Exercise instructions: Search the material below for the word "this". Copy every line that has it.

Extracted data entries
==============================

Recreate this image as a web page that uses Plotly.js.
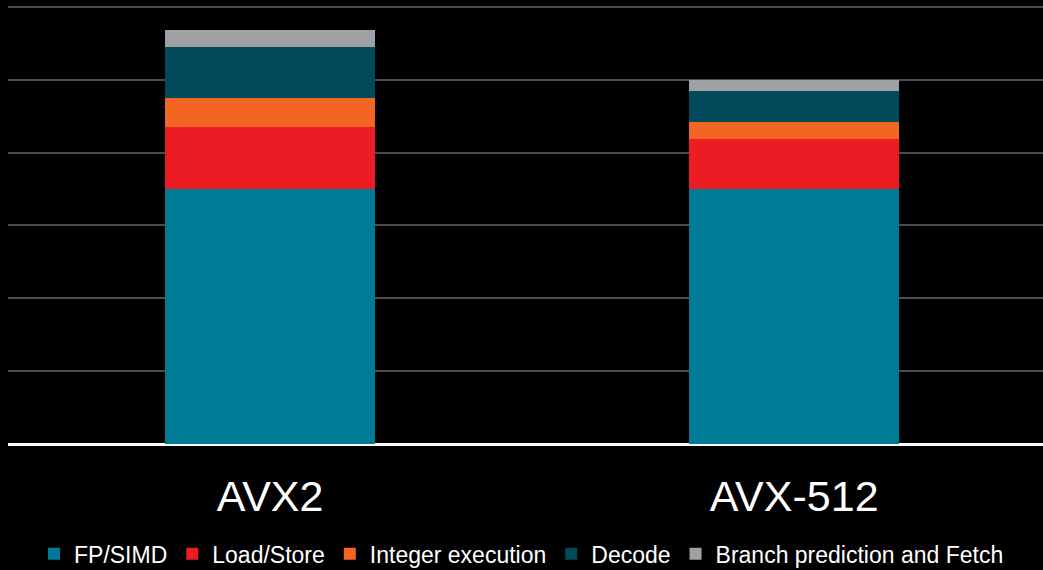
<!DOCTYPE html>
<html>
<head>
<meta charset="utf-8">
<script src="https://cdn.plot.ly/plotly-3.0.1.min.js"></script>
<style>html,body{margin:0;padding:0;background:#000;}#chart{width:1043px;height:570px;}</style>
</head>
<body>
<div id="chart"></div>
<script>
const categories = ["AVX2", "AVX-512"];
const fpSimd = [3.50, 3.50];
const loadStore = [0.85, 0.69];
const integerExec = [0.40, 0.23];
const decode = [0.70, 0.43];
const branchFetch = [0.24, 0.15];

const seriesNames = ["FP/SIMD", "Load/Store", "Integer execution", "Decode", "Branch prediction and Fetch"];
const seriesValues = [fpSimd, loadStore, integerExec, decode, branchFetch];
const seriesColors = ["#007B96", "#EC1C24", "#F26522", "#004A5A", "#A0A1A5"];

const traces = seriesNames.map((n, i) => ({
  type: "bar",
  name: n,
  x: categories,
  y: seriesValues[i],
  marker: {color: seriesColors[i], line: {width: 0}},
  width: 0.4,
  hoverinfo: "x+y+name"
}));

const layout = {
  width: 1043, height: 570,
  paper_bgcolor: "#000", plot_bgcolor: "#000",
  barmode: "stack",
  margin: {l: 8, r: 0, t: 5, b: 126, autoexpand: false},
  showlegend: true,
  legend: {
    orientation: "h", x: 0.5, xanchor: "center", xref: "container",
    y: 0.066, yanchor: "top", yref: "container",
    font: {family: "Liberation Sans, Arial", size: 23, color: "#fff"},
    itemwidth: 30, traceorder: "normal", tracegroupgap: 0
  },
  xaxis: {
    range: [-0.5, 1.475],
    showgrid: false, zeroline: false,
    showline: false,
    ticks: "outside", ticklen: 14, tickcolor: "rgba(0,0,0,0)",
    tickfont: {family: "Liberation Sans, Arial", size: 43, color: "#fff"}
  },
  yaxis: {
    range: [0, 6.027], dtick: 1,
    showticklabels: false,
    showgrid: true, gridcolor: "#4d4d4d", gridwidth: 2,
    zeroline: true, zerolinecolor: "#ffffff", zerolinewidth: 3
  }
};

Plotly.newPlot("chart", traces, layout, {displayModeBar: false});
</script>
</body>
</html>
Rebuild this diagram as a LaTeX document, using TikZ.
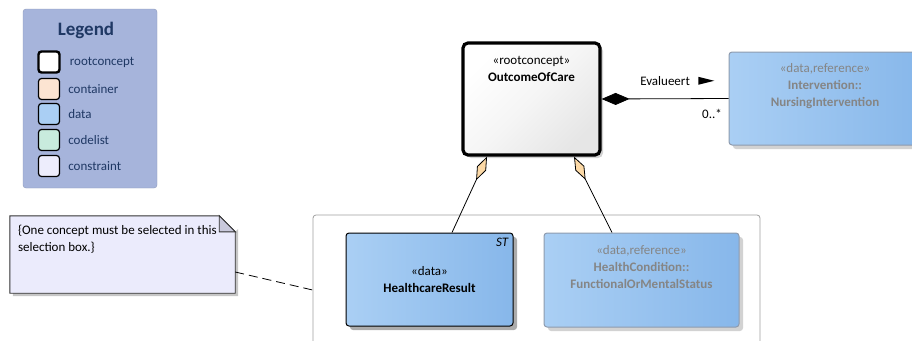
\documentclass[tikz,border=0pt]{standalone}
\usepackage{fontspec}
\setmainfont{Carlito}
\usetikzlibrary{positioning,arrows.meta,shadows,calc}

\definecolor{legendbg}{HTML}{A6B4DB}
\definecolor{legendfg}{HTML}{1F3864}
\definecolor{rootfill}{HTML}{E6E6E6}
\definecolor{peach}{HTML}{FCD9A6}
\definecolor{contfill}{HTML}{FCE4D2}
\definecolor{dataleft}{HTML}{AACFF4}
\definecolor{dataright}{HTML}{87B7EA}
\definecolor{codefill}{HTML}{C8EBDD}
\definecolor{constfill}{HTML}{EDEDFC}
\definecolor{refborder}{HTML}{8E9BAE}
\definecolor{reftext}{HTML}{858585}
\definecolor{notefill}{HTML}{EBEBFC}
\definecolor{notefold}{HTML}{C9C9DC}

\begin{document}
\begin{tikzpicture}[x=1pt,y=-1pt,
	every node/.style={font=\fontsize{13}{17}\selectfont},
	box/.style={rectangle,rounded corners=3pt,inner sep=0pt},
	swatch/.style={box,draw=black,line width=1.2pt,minimum size=21pt},
	legtext/.style={text=legendfg,inner sep=0pt},
	rootbox/.style={box,draw=black,line width=3.2pt,rounded corners=5pt,
		shading=axis,top color=white,bottom color=rootfill,middle color=white!60!rootfill,shading angle=45,
		drop shadow={shadow xshift=3pt,shadow yshift=-3pt,fill=gray!35,opacity=1}},
	databox/.style={box,draw=black,line width=1pt,left color=dataleft,right color=dataright,
		drop shadow={shadow xshift=4pt,shadow yshift=-4pt,fill=gray!65,opacity=1}},
	refbox/.style={box,draw=refborder,line width=1pt,left color=dataleft,right color=dataright,
		drop shadow={shadow xshift=4pt,shadow yshift=-4pt,fill=gray!35,opacity=1}},
	reftitle/.style={align=center,text=reftext,inner sep=0pt},
	selbox/.style={box,draw=gray!75,line width=0.8pt},
	agg/.style={-{Diamond[length=26pt,width=10pt,fill=peach]},line width=0.8pt},
	comp/.style={{Diamond[length=28pt,width=12pt]}-,line width=0.8pt}
]
	\useasboundingbox (0,0) rectangle (912,340);
	\clip (0,0) rectangle (912,340);

	% legend
	\node[box,fill=legendbg,draw=legendbg!85!black,minimum width=134pt,minimum height=179pt] (legend) at (90,98.5) {};
	\node[font=\fontsize{19}{20}\selectfont\bfseries,text=legendfg] (legtitle) at (86,30) {Legend};
	\node[swatch,fill=white,line width=2.4pt] (sw1) at (49,62) {};
	\node[swatch,fill=contfill] (sw2) at (49,89) {};
	\node[swatch,fill=dataleft] (sw3) at (49,114) {};
	\node[swatch,fill=codefill] (sw4) at (49,140) {};
	\node[swatch,fill=constfill] (sw5) at (49,166) {};
	\node[legtext,right=9pt of sw1] (lt1) {rootconcept};
	\node[legtext,right=8pt of sw2] (lt2) {container};
	\node[legtext,right=8pt of sw3] (lt3) {data};
	\node[legtext,right=8pt of sw4] (lt4) {codelist};
	\node[legtext,right=8pt of sw5] (lt5) {constraint};

	% selection box
	\node[selbox,minimum width=447pt,minimum height=150pt] (sel) at (536.5,290) {};

	% classes
	\node[rootbox,minimum width=137pt,minimum height=112pt] (ooc) at (531.5,99) {};
	\node[align=center,inner sep=0pt,below=15pt of ooc.north] (ooct) {«rootconcept»\\\textbf{OutcomeOfCare}};

	\node[refbox,minimum width=192pt,minimum height=93pt] (ni) at (825,98.5) {};
	\node[reftitle,below=12pt of ni.north] (nit) {«data,reference»\\\textbf{Intervention::}\\\textbf{NursingIntervention}};

	\node[databox,align=center,minimum width=167pt,minimum height=93pt] (hr) at (429.5,279.5) {«data»\\\textbf{HealthcareResult}};
	\node[anchor=north east,inner sep=0pt,font=\fontsize{13}{14}\selectfont\itshape] (hrst) at ([xshift=-5pt,yshift=-5pt]hr.north east) {ST};

	\node[refbox,minimum width=195pt,minimum height=94pt] (hc) at (641.5,280) {};
	\node[reftitle,below=13pt of hc.north] (hct) {«data,reference»\\\textbf{HealthCondition::}\\\textbf{FunctionalOrMentalStatus}};

	% note
	\node[box,minimum width=225pt,minimum height=77pt] (note) at (122.5,254.5) {};
	\fill[gray!45] ([xshift=3pt,yshift=-13pt]note.north east) -- ([xshift=3pt,yshift=-3pt]note.south east)
		-- ([xshift=3pt,yshift=-3pt]note.south west) -- ([xshift=3pt]note.south west)
		-- (note.south east) -- ([yshift=-16pt]note.north east) -- cycle;
	\filldraw[fill=notefill,draw=black!80,line width=0.9pt] (note.north west) -- ([xshift=-16pt]note.north east)
		-- ([yshift=-16pt]note.north east) -- (note.south east) -- (note.south west) -- cycle;
	\filldraw[fill=notefold,draw=black!80,line width=0.9pt] ([xshift=-16pt]note.north east)
		-- ([xshift=-16pt,yshift=-16pt]note.north east) -- ([yshift=-16pt]note.north east) -- cycle;
	\node[anchor=north west,align=left,inner sep=0pt] (notet) at ([xshift=8pt,yshift=-9pt]note.north west)
		{\{One concept must be selected in this\\selection box.\}};

	% connectors
	\draw[dashed,dash pattern=on 9pt off 5pt,line width=0.8pt] ([yshift=-17.5pt]note.east) -- (sel.west);
	\draw[agg] ([xshift=22.5pt]hr.north) -- ([xshift=-44.5pt]ooc.south); % HealthcareResult
	\draw[agg] ([xshift=-29.5pt]hc.north) -- ([xshift=42.5pt]ooc.south); % HealthCondition
	\draw[comp] (ooc.east) -- (ni.west)
		node[pos=0.5,above=13pt,inner sep=0pt] (evl) {Evalueert}
		node[pos=0.87,below=10pt,inner sep=0pt] (mult) {0..*};
	\coordinate[right=8pt of evl.east] (dir);
	\fill ([yshift=4pt]dir) -- ([xshift=16pt]dir) -- ([yshift=-4pt]dir) -- cycle;

\end{tikzpicture}
\end{document}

==============================

Reply:
Recreate this image as a web page that uses Plotly.js.
Rebuild this diagram as a LaTeX document, using TikZ.
		{\{One concept must be selected in this\\selection box.\}};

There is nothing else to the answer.